Accordingly, the order of the Appellate Division should be reversed, with costs, the order of Supreme Court reinstated and the certified question answered in the negative.
. “The liability of an employer prescribed in section 904 of this title shall be exclusive and in place of all other liability of such employer to the employee” (33 USC § 905 [a]). Section 904 (a) provides that “[e]very employer shall be hable for and shall secure the payment to his employees of the compensation payable under sections 907, 908, and 909 of this title.”
. “In the event of injury to a person covered under this chapter caused by the negligence of a vessel, then such person, or anyone otherwise entitled to recover damages by reason thereof, may bring an action against such vessel as a third party . . . and the employer shall not be liable to the vessel for such damages directly or indirectly and any agreements or warranties to the *389contrary shall be void . . . The remedy provided in this subsection shall be exclusive of all other remedies against the vessel except remedies available under this chapter” (33 USC § 905 M).
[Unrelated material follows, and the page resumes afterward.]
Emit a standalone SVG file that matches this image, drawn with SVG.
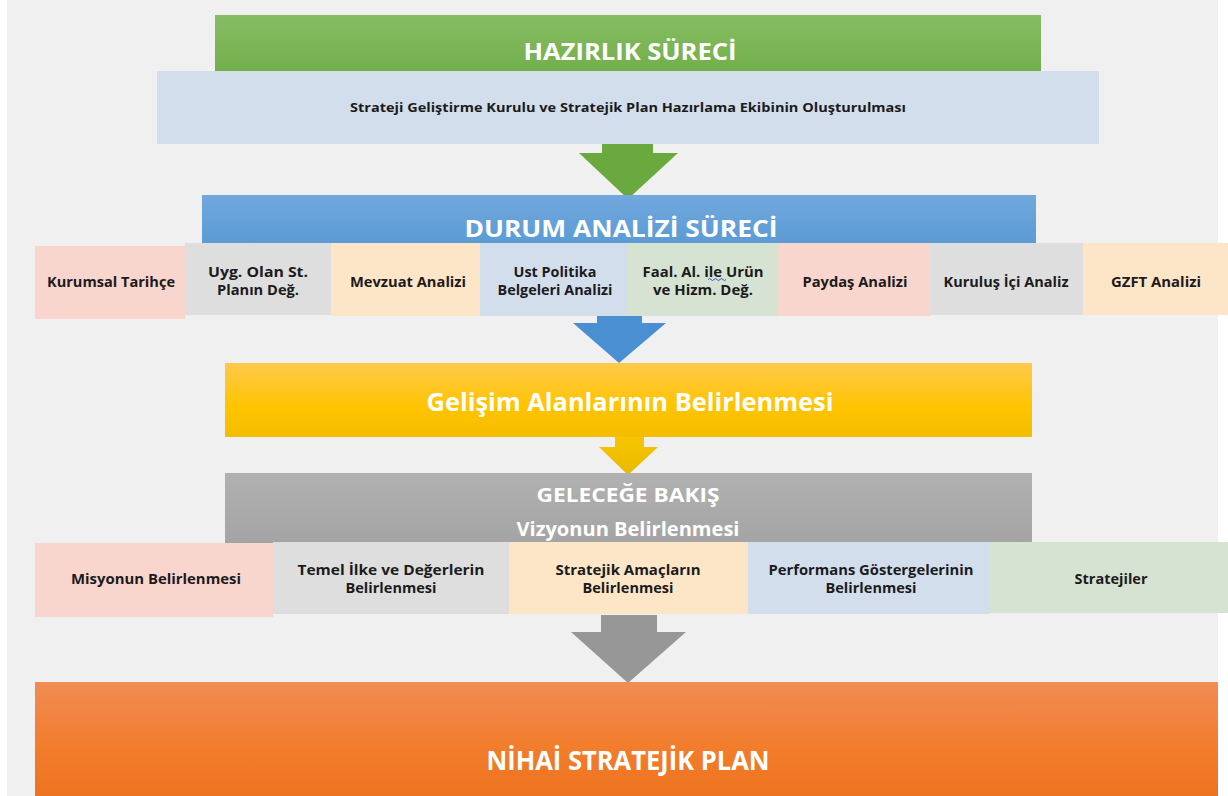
<svg xmlns="http://www.w3.org/2000/svg" width="1228" height="796" viewBox="0 0 1228 796">
<defs>
<style>
.hdr{font-family:'Open Sans','Noto Sans','Liberation Sans',sans-serif;font-weight:bold;fill:#ffffff;text-anchor:middle}
.lbl{font-family:'Open Sans','Noto Sans','Liberation Sans',sans-serif;font-weight:bold;fill:#1b1b1b;text-anchor:middle;font-size:13.5px}
.pink{fill:#f8d5cd}.grey{fill:#dedede}.peach{fill:#fde6c8}.lblue{fill:#d3deed}.lgreen{fill:#d6e3d3}
</style>
<linearGradient id="gGreen" x1="0" y1="0" x2="0" y2="1"><stop offset="0" stop-color="#86bd63"/><stop offset="1" stop-color="#73af4c"/></linearGradient>
<linearGradient id="gBlue" x1="0" y1="0" x2="0" y2="1"><stop offset="0" stop-color="#71a8dd"/><stop offset="1" stop-color="#5b9bd5"/></linearGradient>
<linearGradient id="gYellow" x1="0" y1="0" x2="0" y2="1"><stop offset="0" stop-color="#ffc94c"/><stop offset="0.6" stop-color="#ffc400"/><stop offset="1" stop-color="#f3bd00"/></linearGradient>
<linearGradient id="gGrey" x1="0" y1="0" x2="0" y2="1"><stop offset="0" stop-color="#b1b1b1"/><stop offset="1" stop-color="#a4a4a4"/></linearGradient>
<linearGradient id="gOrange" x1="0" y1="0" x2="0" y2="1"><stop offset="0" stop-color="#f08c55"/><stop offset="0.6" stop-color="#f27c2a"/><stop offset="1" stop-color="#ee7320"/></linearGradient>
<linearGradient id="gArrowY" x1="0" y1="0" x2="0" y2="1"><stop offset="0" stop-color="#f7c500"/><stop offset="1" stop-color="#e9b900"/></linearGradient>
</defs>
<rect x="0" y="0" width="1228" height="796" fill="#ffffff"/>
<rect x="7" y="0" width="1211" height="796" fill="#f0f0f0"/>

<g id="connectors">
<path d="M602,144 H653 V153 H678 L628,199 L579,153 H602 Z" fill="#6aa93e"/>
<path d="M597,316 H642 V323 H666 L619,363 L573,323 H597 Z" fill="#4a8fd2"/>
<path d="M615,437 H644 V447 H658 L628,475 L599,447 H615 Z" fill="url(#gArrowY)"/>
<path d="M601,615 H657 V632 H686 L628,683 L571,632 H601 Z" fill="#979797"/>
</g>

<g id="hazirlik">
<rect x="215" y="15" width="826" height="56" fill="url(#gGreen)"/>
<text class="hdr" x="630" y="60" font-size="24" textLength="213" lengthAdjust="spacingAndGlyphs">HAZIRLIK SÜRECİ</text>
</g>
<g id="ekip">
<rect x="157" y="71" width="942" height="73" class="lblue"/>
<text class="lbl" x="628" y="112" font-size="12.5" style="font-size:12.5px" textLength="556" lengthAdjust="spacingAndGlyphs">Strateji Geliştirme Kurulu ve Stratejik Plan Hazırlama Ekibinin Oluşturulması</text>
</g>

<g id="durum">
<rect x="202" y="195" width="834" height="48" fill="url(#gBlue)"/>
<text class="hdr" x="621" y="237" font-size="23" textLength="313" lengthAdjust="spacingAndGlyphs">DURUM ANALİZİ SÜRECİ</text>
</g>

<g id="kurumsal">
<rect x="35" y="246" width="150" height="73" class="pink"/>
<text class="lbl" x="111" y="287" textLength="128" lengthAdjust="spacingAndGlyphs">Kurumsal Tarihçe</text>
</g>
<g id="uyg">
<rect x="185" y="243" width="146" height="72" class="grey"/>
<text class="lbl" x="258" y="277" textLength="100" lengthAdjust="spacingAndGlyphs">Uyg. Olan St.</text>
<text class="lbl" x="258" y="295" textLength="82" lengthAdjust="spacingAndGlyphs">Planın Değ.</text>
</g>
<g id="mevzuat">
<rect x="331" y="243" width="149" height="73" class="peach"/>
<text class="lbl" x="408" y="287" textLength="116" lengthAdjust="spacingAndGlyphs">Mevzuat Analizi</text>
</g>
<g id="ust">
<rect x="480" y="243" width="148" height="73" class="lblue"/>
<text class="lbl" x="555" y="277" textLength="83" lengthAdjust="spacingAndGlyphs">Ust Politika</text>
<text class="lbl" x="555" y="295" textLength="115" lengthAdjust="spacingAndGlyphs">Belgeleri Analizi</text>
</g>
<g id="faal">
<rect x="628" y="243" width="150" height="73" class="lgreen"/>
<text class="lbl" x="703" y="277" textLength="121" lengthAdjust="spacingAndGlyphs">Faal. Al. ile Urün</text>
<text class="lbl" x="703" y="295" textLength="100" lengthAdjust="spacingAndGlyphs">ve Hizm. Değ.</text>
<path d="M708,279.5 q1.5,-2 3,0 t3,0 t3,0 t3,0 t3,0 t3,0" fill="none" stroke="#3b50d8" stroke-width="1"/>
</g>
<g id="paydas">
<rect x="778" y="243" width="152" height="73" class="pink"/>
<text class="lbl" x="855" y="287" textLength="105" lengthAdjust="spacingAndGlyphs">Paydaş Analizi</text>
</g>
<g id="kurulus">
<rect x="930" y="243" width="153" height="72" class="grey"/>
<text class="lbl" x="1006" y="287" textLength="125" lengthAdjust="spacingAndGlyphs">Kuruluş İçi Analiz</text>
</g>
<g id="gzft">
<rect x="1083" y="243" width="145" height="72" class="peach"/>
<text class="lbl" x="1156" y="287" textLength="90" lengthAdjust="spacingAndGlyphs">GZFT Analizi</text>
</g>

<g id="gelisim">
<rect x="225" y="363" width="807" height="74" fill="url(#gYellow)"/>
<text class="hdr" x="630" y="411" font-size="25" textLength="407" lengthAdjust="spacingAndGlyphs">Gelişim Alanlarının Belirlenmesi</text>
</g>

<g id="gelecege">
<rect x="225" y="473" width="807" height="70" fill="url(#gGrey)"/>
<text class="hdr" x="628" y="502" font-size="19" textLength="183" lengthAdjust="spacingAndGlyphs">GELECEĞE  BAKIŞ</text>
<text class="hdr" x="628" y="536" font-size="19" textLength="223" lengthAdjust="spacingAndGlyphs">Vizyonun Belirlenmesi</text>
</g>

<g id="misyon">
<rect x="35" y="543" width="238" height="74" class="pink"/>
<text class="lbl" x="156" y="584" textLength="170" lengthAdjust="spacingAndGlyphs">Misyonun Belirlenmesi</text>
</g>
<g id="temel">
<rect x="273" y="542" width="236" height="72" class="grey"/>
<text class="lbl" x="391" y="575" textLength="187" lengthAdjust="spacingAndGlyphs">Temel İlke ve Değerlerin</text>
<text class="lbl" x="391" y="593" textLength="91" lengthAdjust="spacingAndGlyphs">Belirlenmesi</text>
</g>
<g id="amaclar">
<rect x="509" y="542" width="239" height="72" class="peach"/>
<text class="lbl" x="628" y="575" textLength="145" lengthAdjust="spacingAndGlyphs">Stratejik Amaçların</text>
<text class="lbl" x="628" y="593" textLength="91" lengthAdjust="spacingAndGlyphs">Belirlenmesi</text>
</g>
<g id="performans">
<rect x="748" y="542" width="242" height="72" class="lblue"/>
<text class="lbl" x="871" y="575" textLength="205" lengthAdjust="spacingAndGlyphs">Performans Göstergelerinin</text>
<text class="lbl" x="871" y="593" textLength="91" lengthAdjust="spacingAndGlyphs">Belirlenmesi</text>
</g>
<g id="stratejiler">
<rect x="990" y="542" width="238" height="71" class="lgreen"/>
<text class="lbl" x="1111" y="584" textLength="73" lengthAdjust="spacingAndGlyphs">Stratejiler</text>
</g>

<g id="nihai">
<rect x="35" y="682" width="1183" height="114" fill="url(#gOrange)"/>
<text class="hdr" x="628" y="770" font-size="26" textLength="283" lengthAdjust="spacingAndGlyphs">NİHAİ STRATEJİK PLAN</text>
</g>
</svg>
. It appears that the Appellate Division affirmed the dismissal of plaintiffs Labor Law § 200 and common-law negligence claims. Astoria/Orion did not appeal the denial of that part of their summary judgment motion that sought relief on the third-party complaint.
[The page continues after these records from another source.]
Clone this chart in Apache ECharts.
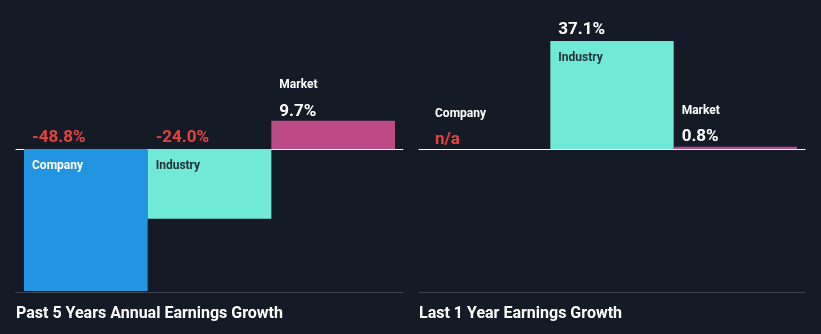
<!DOCTYPE html>
<html>
<head>
<meta charset="utf-8">
<script src="https://cdn.jsdelivr.net/npm/echarts@6/dist/echarts.min.js"></script>
<style>
html,body{margin:0;padding:0;background:#151b26;}
#chart{width:821px;height:334px;}
</style>
</head>
<body>
<div id="chart"></div>
<script>
const categories = ['Company', 'Industry', 'Market'];
const past5Years = [-48.8, -24.0, 9.7];
const last1Year = [null, 37.1, 0.8];
const panelTitles = ['Past 5 Years Annual Earnings Growth', 'Last 1 Year Earnings Growth'];

const barColors = ['#2394df', '#70e9d6', '#bb4a86'];
const nameColors = ['#ffffff', '#24323a', '#ffffff'];
const RED = '#e5433f';

function buildData(vals) {
  return vals.map(function (v, i) {
    const txt = v == null ? 'n/a' : v.toFixed(1) + '%';
    const vColor = (v == null || v < 0) ? RED : '#ffffff';
    const inside = v != null && Math.abs(v) >= 15;
    const lh = inside ? 28 : 26;
    const rich = {
      v: { fontSize: 17, fontWeight: 'bold', color: vColor, lineHeight: lh, fontFamily: 'Roboto' },
      n: { fontSize: 12, fontWeight: 'bold', color: inside ? nameColors[i] : '#ffffff', lineHeight: lh, fontFamily: 'Roboto' }
    };
    return {
      value: v == null ? 0 : v,
      itemStyle: { color: barColors[i] },
      label: {
        show: true,
        position: [8, inside ? -25 : -48.5],
        align: 'left',
        verticalAlign: 'top',
        rich: rich,
        formatter: inside
          ? '{v|' + txt + '}\n{n|' + categories[i] + '}'
          : '{n|' + categories[i] + '}\n{v|' + txt + '}'
      }
    };
  });
}

const chart = echarts.init(document.getElementById('chart'), null, { renderer: 'canvas' });

const hiddenY = { type: 'value', min: -50, max: 50, show: false };
const frameY = { type: 'value', min: 0, max: 1, show: false };

const option = {
  backgroundColor: '#151b26',
  animation: false,
  textStyle: { fontFamily: 'Roboto' },
  title: [
    { text: panelTitles[0], left: 16, top: 306, textStyle: { color: '#ffffff', fontSize: 16, fontWeight: 'bold', lineHeight: 16, fontFamily: 'Roboto' }, padding: 0 },
    { text: panelTitles[1], left: 419, top: 306, textStyle: { color: '#ffffff', fontSize: 16, fontWeight: 'bold', lineHeight: 16, fontFamily: 'Roboto' }, padding: 0 }
  ],
  grid: [
    { left: 24, width: 371, top: 3.5, height: 291 },
    { left: 427, width: 370, top: 3.5, height: 291 },
    { left: 16, width: 387, top: 149, height: 143 },
    { left: 419, width: 386, top: 149, height: 143 }
  ],
  xAxis: [
    { type: 'category', data: categories, gridIndex: 0, show: false },
    { type: 'category', data: categories, gridIndex: 1, show: false },
    { type: 'value', gridIndex: 2, position: 'top', min: 0, max: 1, axisLine: { show: true, onZero: false, lineStyle: { color: '#ffffff', width: 1 } }, axisTick: { show: false }, axisLabel: { show: false }, splitLine: { show: false } },
    { type: 'value', gridIndex: 2, position: 'bottom', min: 0, max: 1, axisLine: { show: true, onZero: false, lineStyle: { color: '#3b414d', width: 1 } }, axisTick: { show: false }, axisLabel: { show: false }, splitLine: { show: false } },
    { type: 'value', gridIndex: 3, position: 'top', min: 0, max: 1, axisLine: { show: true, onZero: false, lineStyle: { color: '#ffffff', width: 1 } }, axisTick: { show: false }, axisLabel: { show: false }, splitLine: { show: false } },
    { type: 'value', gridIndex: 3, position: 'bottom', min: 0, max: 1, axisLine: { show: true, onZero: false, lineStyle: { color: '#3b414d', width: 1 } }, axisTick: { show: false }, axisLabel: { show: false }, splitLine: { show: false } }
  ],
  yAxis: [
    Object.assign({ gridIndex: 0 }, hiddenY),
    Object.assign({ gridIndex: 1 }, hiddenY),
    Object.assign({ gridIndex: 2 }, frameY),
    Object.assign({ gridIndex: 3 }, frameY)
  ],
  series: [
    { type: 'bar', xAxisIndex: 0, yAxisIndex: 0, barCategoryGap: '0%', data: buildData(past5Years), z: 2 },
    { type: 'bar', xAxisIndex: 1, yAxisIndex: 1, barCategoryGap: '0%', data: buildData(last1Year), z: 2 }
  ]
};
chart.setOption(option);
</script>
</body>
</html>
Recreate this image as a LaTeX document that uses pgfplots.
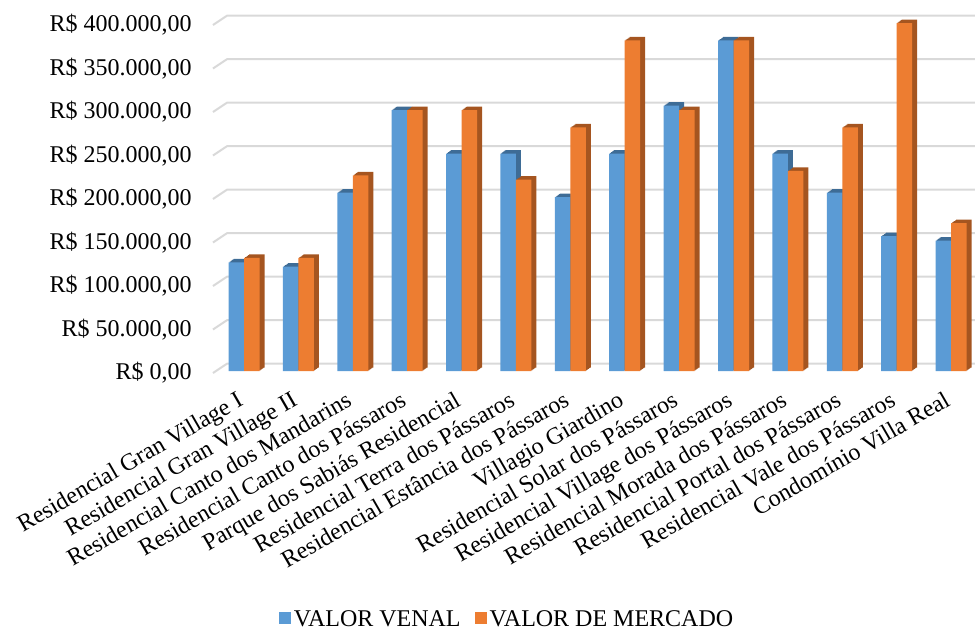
\documentclass[border=0pt]{standalone}
\usepackage{fontspec}
\setmainfont{Liberation Serif}
\usepackage{pgfplots}
\pgfplotsset{compat=1.18}
\usepackage{pgfplotstable}
\definecolor{cblue}{RGB}{91,155,213}
\definecolor{corange}{RGB}{237,125,49}
\definecolor{dblue}{RGB}{62,108,150}
\definecolor{dorange}{RGB}{165,85,32}
\definecolor{gridc}{RGB}{217,217,217}
\newcommand\fs{\fontsize{12}{14.4}\selectfont}

\pgfplotstableread{
x venal mercado
0 125000 130000
1 120000 130000
2 205000 225000
3 300000 300000
4 250000 300000
5 250000 220000
6 200000 280000
7 250000 380000
8 305000 300000
9 380000 380000
10 250000 230000
11 205000 280000
12 155000 400000
13 150000 170000
}\datatable

\begin{document}
\begin{tikzpicture}
\path[use as bounding box] (0,0) rectangle (487.5pt,314pt);
\begin{axis}[
  at={(106.5pt,127.5pt)}, anchor=south west,
  scale only axis, width=381pt, height=174pt,
  xmin=-0.57, xmax=13.44, ymin=0, ymax=400000,
  scaled y ticks=false,
  clip=false,
  axis line style={draw=none},
  major tick length=0pt,
  xtick={0,1,2,3,4,5,6,7,8,9,10,11,12,13},
  xticklabels={Residencial Gran Village I,Residencial Gran Village II,Residencial Canto dos Mandarins,Residencial Canto dos Pássaros,Parque dos Sabiás Residencial,Residencial Terra dos Pássaros,Residencial Estância dos Pássaros,Villagio Giardino,Residencial Solar dos Pássaros,Residencial Village dos Pássaros,Residencial Morada dos Pássaros,Residencial Portal dos Pássaros,Residencial Vale dos Pássaros,Condomínio Villa Real},
  xticklabel style={font=\fs, inner sep=0pt, anchor=north east, xshift=-4pt, yshift=-8.5pt, rotate=30},
  ytick={0,50000,100000,150000,200000,250000,300000,350000,400000},
  yticklabels={{R\$ 0,00},{R\$ 50.000,00},{R\$ 100.000,00},{R\$ 150.000,00},{R\$ 200.000,00},{R\$ 250.000,00},{R\$ 300.000,00},{R\$ 350.000,00},{R\$ 400.000,00}},
  yticklabel style={font=\fs, inner sep=0pt, anchor=east, xshift=-10.5pt},
  legend style={at={(0.3865,-0.709)}, anchor=center, draw=none, fill=none, font=\fs, legend columns=2, /tikz/every even column/.append style={column sep=5.5pt}, nodes={inner xsep=1.5pt}},
  legend image code/.code={\fill[#1] (0pt,-3pt) rectangle (6pt,3pt);},
]
\pgfplotsinvokeforeach{0,50000,100000,150000,200000,250000,300000,350000,400000}{
  \draw[gridc, line width=1pt] (axis cs:-0.57,#1) -- ++(7pt,4.65pt) -- ([yshift=4.65pt]axis cs:13.44,#1);
}
% blue side/top
\addplot[forget plot, ybar, bar width=7.75pt, bar shift=-3.375pt, fill=dblue, draw=none, yshift=1.35pt] table[x=x,y=venal]{\datatable};
\addplot[forget plot, ybar, bar width=7.75pt, bar shift=-2.875pt, fill=dblue, draw=none, yshift=1.7pt] table[x=x,y=venal]{\datatable};
\addplot[forget plot, ybar, bar width=7.75pt, bar shift=-2.375pt, fill=dblue, draw=none, yshift=2.05pt] table[x=x,y=venal]{\datatable};
\addplot[forget plot, ybar, bar width=7.75pt, bar shift=-1.875pt, fill=dblue, draw=none, yshift=2.4pt] table[x=x,y=venal]{\datatable};
\addplot[forget plot, ybar, bar width=7.75pt, bar shift=-1.375pt, fill=dblue, draw=none, yshift=2.75pt] table[x=x,y=venal]{\datatable};
\addplot[ybar, bar width=7.75pt, bar shift=-3.875pt, fill=cblue, draw=none, yshift=1pt] table[x=x,y=venal]{\datatable};
\addlegendentry{VALOR VENAL}
% orange side/top
\addplot[forget plot, ybar, bar width=7.75pt, bar shift=4.375pt, fill=dorange, draw=none, yshift=1.35pt] table[x=x,y=mercado]{\datatable};
\addplot[forget plot, ybar, bar width=7.75pt, bar shift=4.875pt, fill=dorange, draw=none, yshift=1.7pt] table[x=x,y=mercado]{\datatable};
\addplot[forget plot, ybar, bar width=7.75pt, bar shift=5.375pt, fill=dorange, draw=none, yshift=2.05pt] table[x=x,y=mercado]{\datatable};
\addplot[forget plot, ybar, bar width=7.75pt, bar shift=5.875pt, fill=dorange, draw=none, yshift=2.4pt] table[x=x,y=mercado]{\datatable};
\addplot[forget plot, ybar, bar width=7.75pt, bar shift=6.375pt, fill=dorange, draw=none, yshift=2.75pt] table[x=x,y=mercado]{\datatable};
\addplot[ybar, bar width=7.75pt, bar shift=3.875pt, fill=corange, draw=none, yshift=1pt] table[x=x,y=mercado]{\datatable};
\addlegendentry{VALOR DE MERCADO}
\end{axis}
\end{tikzpicture}
\end{document}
. In Perini North River, the Supreme Court explained the history of the LHWCA. Prior to 1972, the LHWCA applied only to injuries that occurred on navigable waters (Perini North River, 459 US at 313). In 1972, Congress *390expanded the coverage landward and created a scope of persons covered, which became the situs and status test (id. at 317-318). The Perini North River Court then held that “when a worker is injured on the actual navigable waters in the course of his employment on those waters, he satisfies the status requirement . . . and is covered under the LHWCA” (id. at 324). The Court noted that “Congress was concerned with injuries on land, and assumed that injuries occurring on the actual navigable waters were covered, and would remain covered” (id. at 319).
. The dissent’s reliance upon Executive Jet Aviation, Inc. v Cleveland (409 US 249 [1972]) and McLaurin v Noble Drilling (US.), Inc. (529 F3d 285 [5th Cir 2008]) is misplaced—neither of those cases involved claims traditionally covered under the LHWCA. The Supreme Court created the maritime tort inquiry in Executive Jet. There, the Court “concluded that maritime locality alone is not a sufficient predicate for admiralty jurisdiction in aviation tort cases” (409 US at 261). In McLaurin, the Fifth Circuit continued the use of such inquiry in the context of a shipyard accident. The court, noting that “[i]njury on navigable waters is a sine qua non of the maritime tort, . . . held that a maritime worker injured on dry land cannot sustain a cognizable injury under § 905 (b) of the LHWCA” (529 F3d at 290 [internal quotation marks and citation omitted]).